Let me close by observing that PPDA has apparently written something like three dozen books, not one of which, far as I can see, has appeared in English. Never before have I been grateful for the infamous American distaste for translated literature.

4 Comments leave one →
  1. January 19, 2011 10:11 pm

    The French have ignored me, so I’ll ignore them. But let me recommend a biography of Tolstoy by A.N. Wilson that I just fiinished. I’ve read the one by Troyat and Wilson beats it hands down. I know that is just what you need – another book to read! Sorry, Chauncey.

    • Chauncey Mabe permalink*
      January 20, 2011 10:54 am

      Wilson is a terrific writer, I’ll agree.
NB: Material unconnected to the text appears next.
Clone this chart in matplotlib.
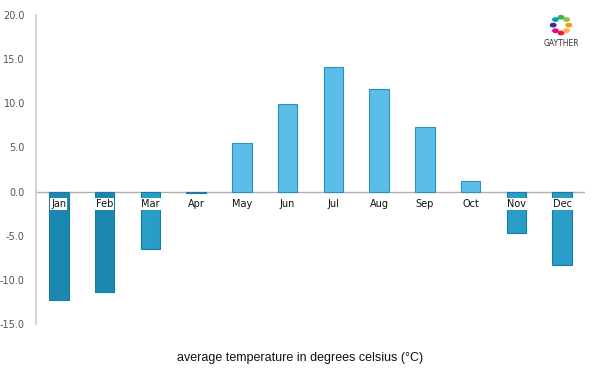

Twenty years ago he produced one of my favorite biographies of all time, on C.S. Lewis. Not only did he challenge Lewis’s life and thought (though respectfully), brought into sharp focus the world in which Lewis lived. It had the reading power, at least for me, of a great shaggy novel.

      A for the French and PPDA (that sounds like a hand-held electronic device, doesn’t it?), I’ll admit to liking the occasional stroll through the gutter of celebrity life, especially if it’s literary celebrity. What fools these mortals be, wot?!

  2. January 20, 2011 2:19 pm

    Quel scandale!

    I went and read the article (as best I could anyway) and apparently, this guy knowledged in his bibliography and notes the works of other well-known Hemingway biographers like Carlos Baker. But evidently, the book by Peter Griffin, whose work this guy lifted almost verbatim, isn’t available anywhere in France. And Griffin, the article says, “is no longer of this world.” Meaning the poor guy is dead and can’t even defend himself. The article also sez the publisher did an advance printing of 20,000 copies (huge in France) and libraries are awaiting their copies. No word from the pub and whether they are going to actually release the thing.

    What balls. Or, as the French would say, “quelle couilles.”

    • Chauncey Mabe permalink*
      January 21, 2011 2:36 pm

      It’s my understanding the Griffin book was published in France back in the day but has long been out of print. Given the wide and loud airing this scandal has enjoyed in Paris, I doubt many libraries will be stocking it on their shelves. But I may be wrong. You’ve spent about a thousand times more time in France than I have, so I’d trust your interpretation.